Creating a Microservice

When developing a large application, it is sometimes necessary to split off well-defined subtasks so that they can be run on their own servers.
One example already developed in FieldMotion is our PDF microservice. As we started to grow, it became obvious that PDF generation was a bottle-neck – it takes a while to generate a PDF, and while that is happening, it slows down anything else that happens on that server. The solution here was to move PDF generation off to a separate server dedicated to that purpose.
In that case, we used an asynchronous queueing system. We will use a simpler synchronous system for this article.
The problem I’m currently solving is that …well, it doesn’t really matter what problem we’re solving, really. What matters is the details of how to handle authentication, receive the request, and send a reply.

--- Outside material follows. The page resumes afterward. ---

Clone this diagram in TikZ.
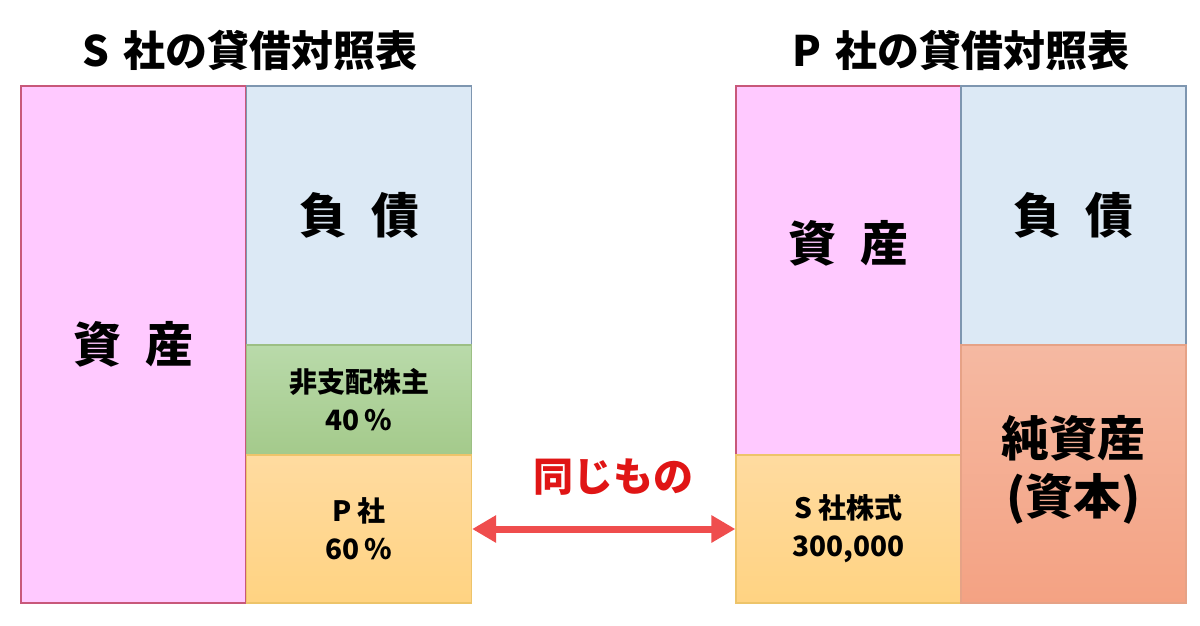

How does a microservice work?

In our synchronous solution, the short answer is that we accept a request, and return a response.
The request must have some form of authentication and include details of the action to be performed.
The response should include a status such as whether or not the action was successful, and whatever errors were encountered along the way.
The authentication method we will use is called HMAC, which is defined simply as hash(key || hash(key || message)), where “hash” is a hashing algorithm (md5, sha1, etc.), “key” is a shared secret key, and “message” is the request, converted into a string. The double hash might seem a bit pointless, but apparently there are security issues with single-hashing, but no-one has yet found an issue with double-hashing.
Don’t allow the same request to be run more than once. If a request is repeated, it is possibly someone trying to hack. To stop repeated requests, in the microservice server, simply keep a note of all hashes that have been seen, and check them before running the message’s request. So if a server sends a request, and then sends the exact same request again, the microservice simply checks its notes, sees that it has already noted that MD5, and can safely ignore it.
With a busy server, this list of hashes can get large quickly, so it’s good to clear out any old hashes every now and then to keep the list small.
But then how do you stop someone from repeating the same request in five minutes that they just sent? Simply add the current time to the message before hashing. On the microservice, if the time in the message is more than 60 seconds ago (for example), then ignore it, as it’s probably a repeat. and if it’s not a repeat? 60 seconds to send a request between two servers in the same datacentre? You have other problems…
There is one further question that needs to be answered. Let’s say that someone manages to hack the requesting server and gets a copy of the secret key? What do we do? Let’s say we have 50 other servers that use that same microservice. We can’t afford to simply change the key on the microservice server, as that will cause all 50 of the servers to suddenly stop working!
The answer here is to have a list of secret keys on the microservice server. This way you can simply disable the one that’s been compromised, and the rest will still work. Just give a different shared key to each server, and a small identifying key name so the microservice knows which key to check against.
So, the sequence we now have is

On Requesting Server

  1. Generate a message that describes the request.
  2. Add current time in seconds to the message.
  3. Generate a hash by running HMAC with the message and the secret key.
  4. Send message, hash, and key name to microservice.

On Microservice Server

  1. If time in message is more than 60 seconds ago, fail.
  2. Check local notes of recently run hashes. If the received hash is in the list, fail.
  3. If the secret key identified by the received key name doesn’t exist, fail.
  4. Generate a hash by running HMAC with the message you received and the secret key identified in step 3.
  5. If the generated hash is not exactly the same as the received hash, fail.
  6. Note the hash so it is not run again.
  7. Decode the message and run the embedded request.
  8. Return the result of the action to the requesting server.